According to him, the under-representation in extant context is not defined in vacuum but by the constitutional formula that defines the basis of representation. “Therefore, non-compliance with the constitutional provision has directly resulted to under-representation in those States Houses of Assembly where the prescribed number of members or representatives has not been met”, he said.
Adewopo added that in view of the fact that the adjustment or otherwise of electoral boundaries can greatly affect the outcome of elections, it therefore means that how constituencies are segmented can influence the number of seats political parties hold and what party controls the legislature and to a large extent, affect good governance, democratic dividend and development in terms of the quantity and quality of elected representatives.
His words: “In order to have effective representation of voters, smooth logistics for the conduct of credible polls and timely release of results, easy accessibility to voters and access to collation stations, there should be periodic delimitation of constituencies.

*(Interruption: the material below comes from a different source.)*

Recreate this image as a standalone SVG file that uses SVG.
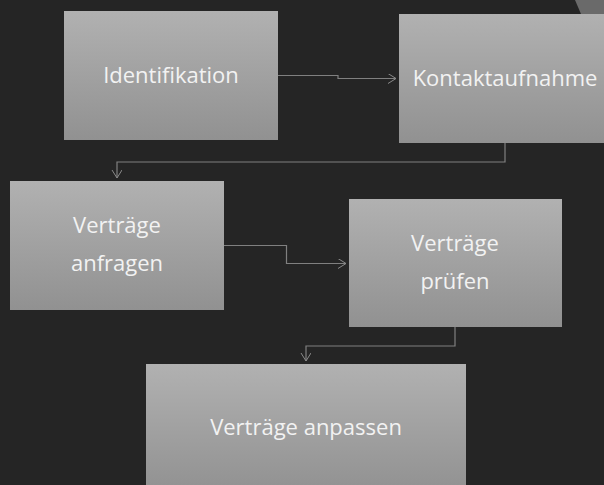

“A constituency outlines the representative physical boundaries of the particular area for the purposes of conducting credible elections, gives voters direct link to the elected for the purposes of holding them accountable. “Delimitation of constituencies must not only be seen to comply with the constitutional provisions but must also ensure that the demarcation of the electoral boundaries between the states, senatorial districts, federal and state constituencies is efficiently and equitably carried out. This will go a long way in strengthening democracy, equal representation, inclusiveness and social justice. ”
In his presentation titled, constituency delimitation and the role of INEC, former Dean, Faculty of Law, University of Jos, Joash O. Amupitan (SAN), said constituency delimitation should be seen as part of electoral reform processes. As such, he stated that a review of the process is necessary to address grievances that emanate from stakeholders. “It is therefore as important as conducting elections. We may therefore continue to discuss electoral reforms for the next decade and not get it right except we are able to interrogate some national questions brought about by undue political gerrymandering in Nigeria,” he submitted.
Amupitan noted that the responsibility of conducting elections in Nigeria and of constituency delimitation are trusted on INEC but unfortunately, it has failed in that constitutional responsibility.
He consequently, recommended that the Boundary Commission should cone up with a model for the conduct of constituency delimitation in country, while INEC and political parties are represented in the committee to be set up by the Boundary Commission to undertake the task.